PROBLEM DETAILS: Reproduce the material in full, exactly as written.

INFORMATION SUPPLIED:
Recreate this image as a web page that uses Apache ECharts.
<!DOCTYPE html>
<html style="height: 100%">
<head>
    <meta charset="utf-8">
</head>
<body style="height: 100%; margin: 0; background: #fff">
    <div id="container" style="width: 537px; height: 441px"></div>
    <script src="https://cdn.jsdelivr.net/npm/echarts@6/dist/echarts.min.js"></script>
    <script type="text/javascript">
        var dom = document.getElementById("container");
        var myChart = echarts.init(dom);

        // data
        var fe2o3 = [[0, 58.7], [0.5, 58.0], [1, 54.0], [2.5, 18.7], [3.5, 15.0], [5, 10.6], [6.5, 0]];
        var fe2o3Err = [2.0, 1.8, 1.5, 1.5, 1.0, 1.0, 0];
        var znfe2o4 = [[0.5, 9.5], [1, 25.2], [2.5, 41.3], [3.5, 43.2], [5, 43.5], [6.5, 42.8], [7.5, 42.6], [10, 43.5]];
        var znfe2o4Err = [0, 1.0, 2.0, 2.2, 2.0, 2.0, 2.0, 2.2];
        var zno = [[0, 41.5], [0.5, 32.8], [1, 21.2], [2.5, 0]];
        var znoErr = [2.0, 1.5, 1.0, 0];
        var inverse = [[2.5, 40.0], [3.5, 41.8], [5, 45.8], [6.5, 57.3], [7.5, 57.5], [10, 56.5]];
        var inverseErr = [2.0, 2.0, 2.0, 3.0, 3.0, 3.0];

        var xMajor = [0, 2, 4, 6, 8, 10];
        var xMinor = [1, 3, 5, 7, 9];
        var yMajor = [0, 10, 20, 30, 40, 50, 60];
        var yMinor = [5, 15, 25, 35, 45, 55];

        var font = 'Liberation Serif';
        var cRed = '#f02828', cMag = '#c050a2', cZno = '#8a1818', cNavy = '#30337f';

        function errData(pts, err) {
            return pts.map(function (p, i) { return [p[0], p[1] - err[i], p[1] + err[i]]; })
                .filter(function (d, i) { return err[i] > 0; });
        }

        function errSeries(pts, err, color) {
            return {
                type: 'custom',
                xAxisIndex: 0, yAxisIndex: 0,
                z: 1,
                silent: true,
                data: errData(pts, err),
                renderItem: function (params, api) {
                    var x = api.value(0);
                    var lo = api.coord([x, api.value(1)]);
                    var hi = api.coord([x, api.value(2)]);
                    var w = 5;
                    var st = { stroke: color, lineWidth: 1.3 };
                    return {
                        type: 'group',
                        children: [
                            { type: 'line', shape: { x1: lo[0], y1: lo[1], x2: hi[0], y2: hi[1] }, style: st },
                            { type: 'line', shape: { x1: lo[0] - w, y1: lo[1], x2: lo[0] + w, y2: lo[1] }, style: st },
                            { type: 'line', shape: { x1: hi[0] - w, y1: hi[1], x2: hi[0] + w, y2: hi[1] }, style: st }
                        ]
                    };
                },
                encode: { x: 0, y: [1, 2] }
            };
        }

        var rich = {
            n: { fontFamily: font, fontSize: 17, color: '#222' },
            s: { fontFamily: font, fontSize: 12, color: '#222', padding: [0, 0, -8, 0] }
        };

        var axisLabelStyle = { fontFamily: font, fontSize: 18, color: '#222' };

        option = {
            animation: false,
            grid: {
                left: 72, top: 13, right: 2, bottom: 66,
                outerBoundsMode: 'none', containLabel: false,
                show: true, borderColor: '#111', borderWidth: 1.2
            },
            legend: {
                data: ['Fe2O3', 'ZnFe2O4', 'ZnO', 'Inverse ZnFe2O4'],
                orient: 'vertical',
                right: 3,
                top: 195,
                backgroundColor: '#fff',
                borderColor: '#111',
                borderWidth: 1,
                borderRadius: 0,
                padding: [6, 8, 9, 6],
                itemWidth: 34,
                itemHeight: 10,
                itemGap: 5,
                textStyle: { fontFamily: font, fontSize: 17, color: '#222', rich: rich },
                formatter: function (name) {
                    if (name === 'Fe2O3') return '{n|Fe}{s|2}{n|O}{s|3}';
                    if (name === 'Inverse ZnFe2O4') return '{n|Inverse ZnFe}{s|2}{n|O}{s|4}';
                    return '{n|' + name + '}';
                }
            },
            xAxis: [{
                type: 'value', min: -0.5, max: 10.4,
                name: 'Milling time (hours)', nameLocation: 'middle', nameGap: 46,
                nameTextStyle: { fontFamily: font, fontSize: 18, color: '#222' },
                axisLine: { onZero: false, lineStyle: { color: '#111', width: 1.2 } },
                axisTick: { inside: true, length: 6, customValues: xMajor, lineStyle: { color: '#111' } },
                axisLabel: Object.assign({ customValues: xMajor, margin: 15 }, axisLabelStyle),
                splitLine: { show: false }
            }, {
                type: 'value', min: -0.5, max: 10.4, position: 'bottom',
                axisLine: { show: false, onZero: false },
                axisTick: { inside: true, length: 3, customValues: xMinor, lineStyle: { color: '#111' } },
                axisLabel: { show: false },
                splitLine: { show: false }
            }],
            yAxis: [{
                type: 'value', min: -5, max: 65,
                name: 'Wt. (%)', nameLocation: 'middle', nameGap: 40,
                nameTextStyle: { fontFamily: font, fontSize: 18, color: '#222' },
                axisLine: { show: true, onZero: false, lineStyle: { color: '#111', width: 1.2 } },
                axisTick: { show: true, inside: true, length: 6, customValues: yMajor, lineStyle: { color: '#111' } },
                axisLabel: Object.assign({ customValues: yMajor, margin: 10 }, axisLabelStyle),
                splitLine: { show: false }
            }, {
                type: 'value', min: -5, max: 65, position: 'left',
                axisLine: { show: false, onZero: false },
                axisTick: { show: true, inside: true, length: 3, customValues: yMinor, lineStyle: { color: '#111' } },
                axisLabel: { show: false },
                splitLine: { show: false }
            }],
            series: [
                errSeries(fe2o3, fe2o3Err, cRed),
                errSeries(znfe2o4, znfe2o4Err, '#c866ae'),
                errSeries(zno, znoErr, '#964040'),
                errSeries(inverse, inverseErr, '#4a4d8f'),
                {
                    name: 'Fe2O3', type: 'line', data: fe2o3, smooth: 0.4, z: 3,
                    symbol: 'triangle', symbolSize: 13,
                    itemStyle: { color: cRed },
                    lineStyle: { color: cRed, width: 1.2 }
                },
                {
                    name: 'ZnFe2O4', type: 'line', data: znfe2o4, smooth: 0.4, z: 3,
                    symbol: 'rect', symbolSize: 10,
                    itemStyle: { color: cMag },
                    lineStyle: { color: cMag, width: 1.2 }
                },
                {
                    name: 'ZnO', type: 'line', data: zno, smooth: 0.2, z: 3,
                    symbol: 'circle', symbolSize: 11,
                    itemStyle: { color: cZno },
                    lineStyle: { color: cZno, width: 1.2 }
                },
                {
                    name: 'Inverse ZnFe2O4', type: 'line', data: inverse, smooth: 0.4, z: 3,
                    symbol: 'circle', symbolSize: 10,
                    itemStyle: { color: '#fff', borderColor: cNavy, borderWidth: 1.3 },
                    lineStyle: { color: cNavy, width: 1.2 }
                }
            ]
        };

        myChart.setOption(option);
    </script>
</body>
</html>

SOLUTION FOR THIS PROBLEM:
Recreate this image as a web page that uses Apache ECharts.
<!DOCTYPE html>
<html style="height: 100%">
<head>
    <meta charset="utf-8">
</head>
<body style="height: 100%; margin: 0; background: #fff">
    <div id="container" style="width: 537px; height: 441px"></div>
    <script src="https://cdn.jsdelivr.net/npm/echarts@6/dist/echarts.min.js"></script>
    <script type="text/javascript">
        var dom = document.getElementById("container");
        var myChart = echarts.init(dom);

        // data
        var fe2o3 = [[0, 58.7], [0.5, 58.0], [1, 54.0], [2.5, 18.7], [3.5, 15.0], [5, 10.6], [6.5, 0]];
        var fe2o3Err = [2.0, 1.8, 1.5, 1.5, 1.0, 1.0, 0];
        var znfe2o4 = [[0.5, 9.5], [1, 25.2], [2.5, 41.3], [3.5, 43.2], [5, 43.5], [6.5, 42.8], [7.5, 42.6], [10, 43.5]];
        var znfe2o4Err = [0, 1.0, 2.0, 2.2, 2.0, 2.0, 2.0, 2.2];
        var zno = [[0, 41.5], [0.5, 32.8], [1, 21.2], [2.5, 0]];
        var znoErr = [2.0, 1.5, 1.0, 0];
        var inverse = [[2.5, 40.0], [3.5, 41.8], [5, 45.8], [6.5, 57.3], [7.5, 57.5], [10, 56.5]];
        var inverseErr = [2.0, 2.0, 2.0, 3.0, 3.0, 3.0];

        var xMajor = [0, 2, 4, 6, 8, 10];
        var xMinor = [1, 3, 5, 7, 9];
        var yMajor = [0, 10, 20, 30, 40, 50, 60];
        var yMinor = [5, 15, 25, 35, 45, 55];

        var font = 'Liberation Serif';
        var cRed = '#f02828', cMag = '#c050a2', cZno = '#8a1818', cNavy = '#30337f';

        function errData(pts, err) {
            return pts.map(function (p, i) { return [p[0], p[1] - err[i], p[1] + err[i]]; })
                .filter(function (d, i) { return err[i] > 0; });
        }

        function errSeries(pts, err, color) {
            return {
                type: 'custom',
                xAxisIndex: 0, yAxisIndex: 0,
                z: 1,
                silent: true,
                data: errData(pts, err),
                renderItem: function (params, api) {
                    var x = api.value(0);
                    var lo = api.coord([x, api.value(1)]);
                    var hi = api.coord([x, api.value(2)]);
                    var w = 5;
                    var st = { stroke: color, lineWidth: 1.3 };
                    return {
                        type: 'group',
                        children: [
                            { type: 'line', shape: { x1: lo[0], y1: lo[1], x2: hi[0], y2: hi[1] }, style: st },
                            { type: 'line', shape: { x1: lo[0] - w, y1: lo[1], x2: lo[0] + w, y2: lo[1] }, style: st },
                            { type: 'line', shape: { x1: hi[0] - w, y1: hi[1], x2: hi[0] + w, y2: hi[1] }, style: st }
                        ]
                    };
                },
                encode: { x: 0, y: [1, 2] }
            };
        }

        var rich = {
            n: { fontFamily: font, fontSize: 17, color: '#222' },
            s: { fontFamily: font, fontSize: 12, color: '#222', padding: [0, 0, -8, 0] }
        };

        var axisLabelStyle = { fontFamily: font, fontSize: 18, color: '#222' };

        option = {
            animation: false,
            grid: {
                left: 72, top: 13, right: 2, bottom: 66,
                outerBoundsMode: 'none', containLabel: false,
                show: true, borderColor: '#111', borderWidth: 1.2
            },
            legend: {
                data: ['Fe2O3', 'ZnFe2O4', 'ZnO', 'Inverse ZnFe2O4'],
                orient: 'vertical',
                right: 3,
                top: 195,
                backgroundColor: '#fff',
                borderColor: '#111',
                borderWidth: 1,
                borderRadius: 0,
                padding: [6, 8, 9, 6],
                itemWidth: 34,
                itemHeight: 10,
                itemGap: 5,
                textStyle: { fontFamily: font, fontSize: 17, color: '#222', rich: rich },
                formatter: function (name) {
                    if (name === 'Fe2O3') return '{n|Fe}{s|2}{n|O}{s|3}';
                    if (name === 'Inverse ZnFe2O4') return '{n|Inverse ZnFe}{s|2}{n|O}{s|4}';
                    return '{n|' + name + '}';
                }
            },
            xAxis: [{
                type: 'value', min: -0.5, max: 10.4,
                name: 'Milling time (hours)', nameLocation: 'middle', nameGap: 46,
                nameTextStyle: { fontFamily: font, fontSize: 18, color: '#222' },
                axisLine: { onZero: false, lineStyle: { color: '#111', width: 1.2 } },
                axisTick: { inside: true, length: 6, customValues: xMajor, lineStyle: { color: '#111' } },
                axisLabel: Object.assign({ customValues: xMajor, margin: 15 }, axisLabelStyle),
                splitLine: { show: false }
            }, {
                type: 'value', min: -0.5, max: 10.4, position: 'bottom',
                axisLine: { show: false, onZero: false },
                axisTick: { inside: true, length: 3, customValues: xMinor, lineStyle: { color: '#111' } },
                axisLabel: { show: false },
                splitLine: { show: false }
            }],
            yAxis: [{
                type: 'value', min: -5, max: 65,
                name: 'Wt. (%)', nameLocation: 'middle', nameGap: 40,
                nameTextStyle: { fontFamily: font, fontSize: 18, color: '#222' },
                axisLine: { show: true, onZero: false, lineStyle: { color: '#111', width: 1.2 } },
                axisTick: { show: true, inside: true, length: 6, customValues: yMajor, lineStyle: { color: '#111' } },
                axisLabel: Object.assign({ customValues: yMajor, margin: 10 }, axisLabelStyle),
                splitLine: { show: false }
            }, {
                type: 'value', min: -5, max: 65, position: 'left',
                axisLine: { show: false, onZero: false },
                axisTick: { show: true, inside: true, length: 3, customValues: yMinor, lineStyle: { color: '#111' } },
                axisLabel: { show: false },
                splitLine: { show: false }
            }],
            series: [
                errSeries(fe2o3, fe2o3Err, cRed),
                errSeries(znfe2o4, znfe2o4Err, '#c866ae'),
                errSeries(zno, znoErr, '#964040'),
                errSeries(inverse, inverseErr, '#4a4d8f'),
                {
                    name: 'Fe2O3', type: 'line', data: fe2o3, smooth: 0.4, z: 3,
                    symbol: 'triangle', symbolSize: 13,
                    itemStyle: { color: cRed },
                    lineStyle: { color: cRed, width: 1.2 }
                },
                {
                    name: 'ZnFe2O4', type: 'line', data: znfe2o4, smooth: 0.4, z: 3,
                    symbol: 'rect', symbolSize: 10,
                    itemStyle: { color: cMag },
                    lineStyle: { color: cMag, width: 1.2 }
                },
                {
                    name: 'ZnO', type: 'line', data: zno, smooth: 0.2, z: 3,
                    symbol: 'circle', symbolSize: 11,
                    itemStyle: { color: cZno },
                    lineStyle: { color: cZno, width: 1.2 }
                },
                {
                    name: 'Inverse ZnFe2O4', type: 'line', data: inverse, smooth: 0.4, z: 3,
                    symbol: 'circle', symbolSize: 10,
                    itemStyle: { color: '#fff', borderColor: cNavy, borderWidth: 1.3 },
                    lineStyle: { color: cNavy, width: 1.2 }
                }
            ]
        };

        myChart.setOption(option);
    </script>
</body>
</html>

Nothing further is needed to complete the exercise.